É raro que Nova York, que dita tendências e movimentos culturais para o mundo, veja suas eleições locais ganharem projeção global. Desta vez, porém, o pleito que escolherá o novo prefeito, na próxima terça-feira (4), está no centro das atenções internacionais. O motivo tem nome e rosto: Zohran Mamdani, 34 anos, deputado estadual, muçulmano, socialista e fenômeno das redes sociais.
Com seu carisma e domínio das linguagens digitais, Mamdani desbancou o veterano Andrew Cuomo nas primárias do Partido Democrata e se tornou o favorito para comandar a metrópole que nunca dorme. Sua ascensão meteórica começou de forma inusitada — durante uma maratona, anunciou sua candidatura pelo TikTok, rede onde acumula 1,6 milhão de seguidores e mais de 23 milhões de curtidas. Em poucos meses, tornou-se a nova face de um Partido Democrata em busca de renovação.
Mais sobre Mamdani
Nascido em Kampala, capital de Uganda, filho da cineasta indiana Mira Nair e de um acadêmico ugandês, Mamdani cresceu em Nova York, onde aprendeu a falar a língua — e as dores — dos nova-iorquinos. Fluente em seis idiomas, ele canalizou sua campanha em torno da crise que mais afeta a classe trabalhadora local: a moradia.

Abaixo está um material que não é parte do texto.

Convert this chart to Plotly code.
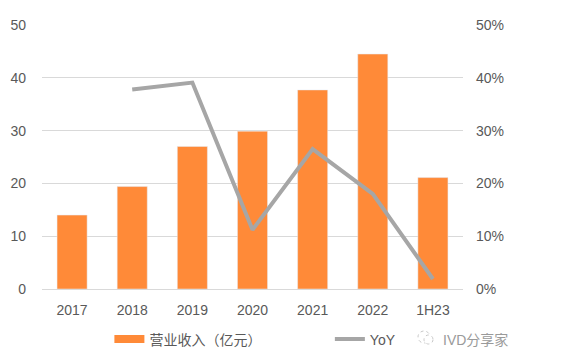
import plotly.graph_objects as go

categories = ["2017", "2018", "2019", "2020", "2021", "2022", "1H23"]
revenue = [14.0, 19.4, 27.0, 29.9, 37.7, 44.5, 21.1]
yoy = [None, 0.378, 0.391, 0.112, 0.265, 0.180, 0.019]
left_ticks = [0, 10, 20, 30, 40, 50]
right_ticks = [0, 0.1, 0.2, 0.3, 0.4, 0.5]

ORANGE = "#FF8A38"
GRAY = "#A6A6A6"
TXT = "#595959"
FONT = "Liberation Sans, Arial, Noto Sans CJK SC, sans-serif"

fig = go.Figure()
fig.add_trace(go.Bar(x=categories, y=revenue, marker_color=ORANGE, width=0.5,
                     showlegend=False, name="营业收入（亿元）"))
# legend proxy for bars (wide rectangle)
fig.add_trace(go.Scatter(x=[None], y=[None], mode="lines", name="营业收入（亿元）",
                         line=dict(color=ORANGE, width=8), legend="legend"))
fig.add_trace(go.Scatter(x=categories, y=yoy, mode="lines", name="YoY", yaxis="y2",
                         line=dict(color=GRAY, width=4), connectgaps=False,
                         legend="legend2"))

leg_common = dict(orientation="h", xref="container", yref="container",
                  xanchor="left", yanchor="top", font=dict(size=14, color=TXT),
                  itemwidth=30, bgcolor="rgba(0,0,0,0)")

fig.update_layout(
    width=561, height=363,
    margin=dict(l=42, r=98, t=25, b=74, autoexpand=False),
    paper_bgcolor="white", plot_bgcolor="white",
    font=dict(family=FONT, size=14, color=TXT),
    bargap=0.5,
    xaxis=dict(type="category", showgrid=False, showline=True, linecolor="#D9D9D9",
               linewidth=1, ticks="", ticklabelstandoff=8,
               tickfont=dict(size=14, color=TXT)),
    yaxis=dict(range=[0, 50], tickvals=left_ticks, showgrid=True, gridcolor="#D9D9D9",
               gridwidth=1, zeroline=False, ticks="", ticklabelstandoff=15,
               tickfont=dict(size=14, color=TXT)),
    yaxis2=dict(range=[0, 0.5], tickvals=right_ticks, tickformat=".0%", overlaying="y",
                side="right", showgrid=False, zeroline=False, ticks="",
                ticklabelstandoff=12, tickfont=dict(size=14, color=TXT)),
    legend=dict(x=0.195, y=0.109, **leg_common),
    legend2=dict(x=0.588, y=0.109, **leg_common),
)

fig.add_annotation(text="IVD分享家", xref="paper", yref="paper", x=1.03, y=-0.193,
                   xanchor="center", yanchor="middle", showarrow=False,
                   font=dict(size=14, color="#9A9A9A"))


def px(xp):
    return (xp - 42) / 421


def py(yp):
    return (289 - yp) / 264


fig.add_shape(type="circle", xref="paper", yref="paper", x0=px(418), x1=px(430),
              y0=py(343), y1=py(331), line=dict(color="#C8C8C8", width=1, dash="dot"))
fig.add_shape(type="circle", xref="paper", yref="paper", x0=px(424), x1=px(433),
              y0=py(344), y1=py(335), line=dict(color="#C8C8C8", width=1, dash="dot"),
              fillcolor="white")

fig.write_html("out.html", config={"displayModeBar": False},
               post_script="document.body.style.margin='0';"
               "document.body.style.overflow='hidden';")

Em uma cidade onde o aluguel médio ultrapassou US$ 4 mil em 2025, suas propostas — como o congelamento dos aluguéis para dois milhões de inquilinos e a construção massiva de moradias populares — ecoaram fortemente entre os eleitores. A promessa de “um teto acessível para todos” tornou-se o símbolo de uma campanha que une pautas sociais, críticas ao poder econômico e um discurso inclusivo que valoriza imigrantes, muçulmanos, negros e a comunidade LGBTQIA+.
Mamdani também defende transporte público gratuito, creches subsidiadas e tributação progressiva sobre grandes fortunas. Em um de seus vídeos mais comentados, afirmou: “Francamente, não acho que deveríamos ter milionários”. A frase sintetiza o contraste entre ele e boa parte do establishment político de Nova York — e atraiu o apoio de jovens, trabalhadores e imigrantes, que veem nele uma alternativa ao pragmatismo tecnocrático dos governos recentes.
A disputa
Mas o caminho até a prefeitura não é livre de obstáculos. Derrotado nas primárias, Andrew Cuomo — ex-governador e figura histórica do Partido Democrata — lançou candidatura independente, com o apoio do atual prefeito Eric Adams, que desistiu da reeleição. Adams tem atacado Mamdani duramente, acusando-o de “não respeitar a polícia” e “não tratar a segurança como prioridade”.
O tom da disputa subiu. Nas últimas semanas, Cuomo e seus aliados vêm retratando Mamdani como “extremista islâmico”. O próprio Donald Trump o chamou de “lunático comunista” e prometeu “não permitir” que ele governe Nova York. Em resposta, Mamdani denunciou o uso da islamofobia como arma política. “Ainda existem certas formas de ódio que continuam sendo aceitáveis nesta cidade”, disse em discurso no Centro Islâmico do Bronx, após ataques públicos de seus adversários.
Apesar da ofensiva, as pesquisas indicam que Mamdani mantém liderança confortável, seguido de Cuomo e do republicano Curtis Sliwa, que resiste a pressões para desistir da disputa. O apoio de bilionários ao ex-governador e o discurso “lei e ordem” da oposição contrastam com a linguagem digital, direta e emocional do socialista ugandense, que costuma se dirigir aos eleitores como “irmãos e irmãs de Nova York”.
A estratégia lembra, em certo sentido, a de Donald Trump — o uso massivo das redes sociais para driblar a mídia tradicional e criar uma conexão direta com o público. A diferença é o conteúdo: enquanto Trump ergueu sua base com medo e exclusão, Mamdani aposta na solidariedade e na redistribuição.
Um novo tipo de político
Com sua mistura de fé muçulmana, ativismo social e senso estético de influenciador digital, Zohran Mamdani representa um novo tipo de político: globalizado, antissistêmico e hábil na disputa simbólica das telas. Sua vitória — ou derrota — terá implicações que ultrapassam Nova York, ecoando como um teste sobre os limites e o futuro da esquerda nos Estados Unidos.
Se eleito, o jovem socialista africano se tornará o primeiro muçulmano e o primeiro imigrante a governar Nova York. Um feito que, de certo modo, confirma o espírito de uma cidade que sempre foi laboratório das mudanças culturais, sociais e políticas do mundo contemporâneo.